NO NEED TO GO TO THE BATHROOM
Somebody thought it was a good idea to insulate the Clark house, and that it would furthermore be a good idea to use local products. That is apparently how the Clark house came to be insulated with ground up corn cobs blown into the exterior walls.
Like so many good intentions, this one was fraught with unintended consequences as the cobs had some corn on them, the corn was a banquet-in-waiting for mice and the mice were just the ticket for snakes. Eventually, there were snakes everywhere--Ada opened her cupboard one time just to have one tumble out in front of her.
To be fair, they were just bull snakes, harmless and beneficial, but for someone like myself, they were still snakes and I just don't like 'em.
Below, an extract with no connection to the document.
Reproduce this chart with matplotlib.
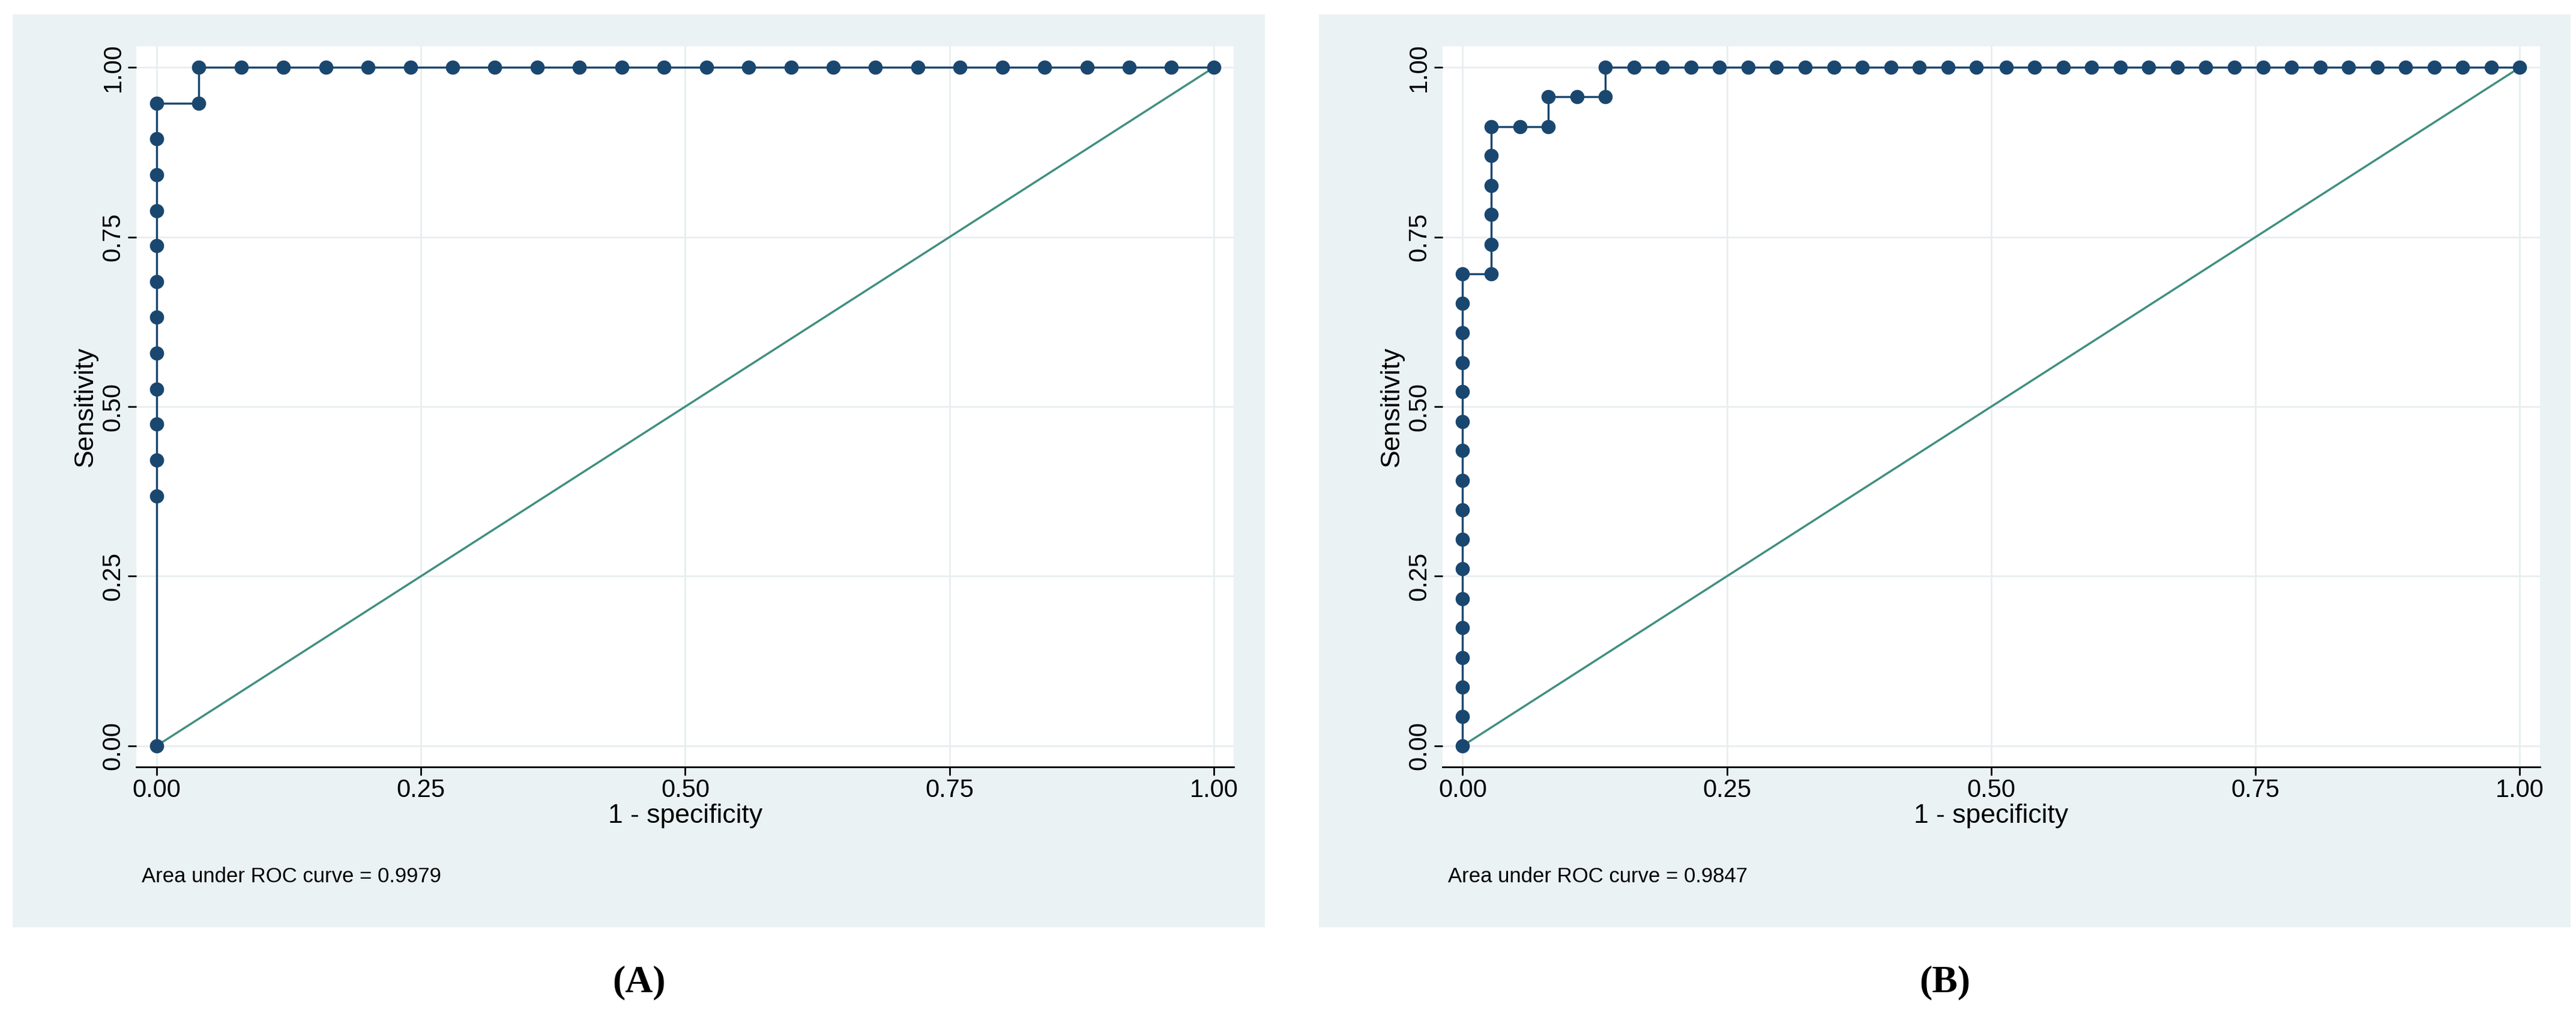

Frank complained about the snakes a bit, but Ada was in my camp and they eventually moved from the house because of the snakes. During their stay, however, Frank told me about getting up to go to the bathroom and, while walking barefoot across the floor stepping on one of the snakes. Well, at that point, for me, further progress toward the bathroom would have been pointless. Also, I would have devised a way to never get out of bed in the dark ever again!
So many of these details reside in my brain. No wonder there isn't room to remember what I had for breakfast or the name of someone I met recently. The more recent memories get bumped and these old ones just stay in their original places. Maybe I will dredge up some memories of my horse, "Klinker." Until then.